Voila quelques problemes simples qui interpellent la conscience de chacun, -qui interpellent la conscience de tous. Si les uns comme les autres voulaient loyalement, honnetement, se donner la main pour s’attaquer a ces problemes, l’Algérie n’est ni mieux pourvue, ni moins bien pourvue que d’autres pays freres qui, avec des organismes moins pompeux, sont alles droit a la solution des problemes.

Pourquoi faut-il que les algeriens, pourtant si capables de creativite, s’obstinent-ils a reinventer sans cesse et toujours le fil a couper le beurre. Nous avons autrefois- et les circonstances etaient fort heureuement meilleures- aussi bien reussi dans la construction d’une societe socialiste que l’URSS ou la Yougoslavie.

En aucune maniere, nous n’avons le droit de mal negocier le virage du passage a l’economie de marche par la serie interminable des reformes et des contre-reformes qui n’ont existe nulle par ailleurs, qui ne nous offrent aucun precedent de reforme, pour s’en servir chez nous comme si l’Algérie etait encore et toujours sinon un laboratoire, du moins un cobaye.

Le moment est venu pour les uns comme pour les autres, soit de faire leur travail et il sera mesure a l’efficacite, a l’integrite, a la capacite et la qualite de production,soit a se demettre pour aller cultiver leur jardin.

L’Algerie appartient aujourd’hui a tous les algeriens. Chacun, les plus humbles surtout, ont leur mot a dire. Aucun d’entre eux ne demande l’impossible.
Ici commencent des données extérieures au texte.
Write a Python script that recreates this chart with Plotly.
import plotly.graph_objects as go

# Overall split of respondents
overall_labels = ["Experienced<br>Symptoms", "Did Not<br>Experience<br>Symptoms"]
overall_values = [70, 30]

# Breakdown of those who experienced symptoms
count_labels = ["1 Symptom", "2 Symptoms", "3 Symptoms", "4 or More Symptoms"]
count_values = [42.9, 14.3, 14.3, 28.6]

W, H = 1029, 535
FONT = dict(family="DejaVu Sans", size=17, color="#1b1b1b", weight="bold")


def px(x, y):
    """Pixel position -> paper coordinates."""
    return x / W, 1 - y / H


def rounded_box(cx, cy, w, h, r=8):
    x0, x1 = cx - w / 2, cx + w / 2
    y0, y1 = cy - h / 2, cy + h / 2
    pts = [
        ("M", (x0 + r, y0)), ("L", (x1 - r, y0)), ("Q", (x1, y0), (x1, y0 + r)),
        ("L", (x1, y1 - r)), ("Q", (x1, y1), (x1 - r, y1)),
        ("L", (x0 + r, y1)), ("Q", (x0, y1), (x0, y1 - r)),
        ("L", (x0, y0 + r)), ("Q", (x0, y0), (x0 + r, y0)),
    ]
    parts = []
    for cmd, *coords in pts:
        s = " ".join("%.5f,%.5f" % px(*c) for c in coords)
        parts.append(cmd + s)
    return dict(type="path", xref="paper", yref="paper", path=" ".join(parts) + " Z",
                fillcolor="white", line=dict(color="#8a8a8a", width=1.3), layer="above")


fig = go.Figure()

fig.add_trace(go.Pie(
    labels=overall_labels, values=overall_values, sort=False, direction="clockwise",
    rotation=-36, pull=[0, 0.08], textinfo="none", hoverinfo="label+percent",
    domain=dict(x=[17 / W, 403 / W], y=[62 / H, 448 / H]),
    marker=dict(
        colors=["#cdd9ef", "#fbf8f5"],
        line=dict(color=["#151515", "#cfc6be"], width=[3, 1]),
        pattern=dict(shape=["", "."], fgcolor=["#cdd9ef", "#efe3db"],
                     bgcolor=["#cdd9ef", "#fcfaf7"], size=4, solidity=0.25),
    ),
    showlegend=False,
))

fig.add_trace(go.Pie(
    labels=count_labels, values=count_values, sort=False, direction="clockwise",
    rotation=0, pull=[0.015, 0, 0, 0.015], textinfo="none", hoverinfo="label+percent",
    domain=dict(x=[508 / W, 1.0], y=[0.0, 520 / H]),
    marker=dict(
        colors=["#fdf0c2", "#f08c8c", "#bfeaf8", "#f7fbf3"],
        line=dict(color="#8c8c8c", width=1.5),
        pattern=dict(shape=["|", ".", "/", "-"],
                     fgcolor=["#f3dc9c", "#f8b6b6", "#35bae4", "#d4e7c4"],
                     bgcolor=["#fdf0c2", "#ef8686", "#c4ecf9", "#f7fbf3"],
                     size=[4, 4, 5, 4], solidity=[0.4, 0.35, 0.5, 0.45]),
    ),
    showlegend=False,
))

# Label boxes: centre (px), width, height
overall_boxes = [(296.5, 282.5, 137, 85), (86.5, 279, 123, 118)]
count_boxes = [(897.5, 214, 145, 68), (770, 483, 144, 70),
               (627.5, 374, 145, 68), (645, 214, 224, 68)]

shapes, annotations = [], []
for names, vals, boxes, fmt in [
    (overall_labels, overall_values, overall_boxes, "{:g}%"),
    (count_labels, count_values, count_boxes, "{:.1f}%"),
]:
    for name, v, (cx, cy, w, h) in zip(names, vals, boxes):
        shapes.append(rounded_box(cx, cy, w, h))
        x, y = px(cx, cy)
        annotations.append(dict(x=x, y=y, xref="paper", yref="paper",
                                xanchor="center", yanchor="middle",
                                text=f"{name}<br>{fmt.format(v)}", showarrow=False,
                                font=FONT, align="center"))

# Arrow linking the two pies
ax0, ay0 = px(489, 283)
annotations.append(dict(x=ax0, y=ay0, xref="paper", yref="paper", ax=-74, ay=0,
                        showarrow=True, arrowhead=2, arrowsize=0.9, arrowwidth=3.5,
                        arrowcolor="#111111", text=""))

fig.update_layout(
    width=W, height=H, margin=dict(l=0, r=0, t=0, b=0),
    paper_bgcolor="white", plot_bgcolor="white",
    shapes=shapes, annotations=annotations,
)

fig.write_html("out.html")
Aucun d’entre eux n’est aujourd’hui a meme d’accepter que les uns ou les autres continuent a le traiter en mineur et a dilapider les richesses de son pays : a tuer ses chances, a faire mourir en lui l’espoir. L’algerien n’a pas de pays de rechange.

Ceux qui ont choisi de le servir doivent desormais se mettre dans l’idee que c’est bien un privilege, un honneur que personne ne leur impose mais que s’il l’ont choisit deliberement, ils ont juste et tout juste le droit de cesser de se servir.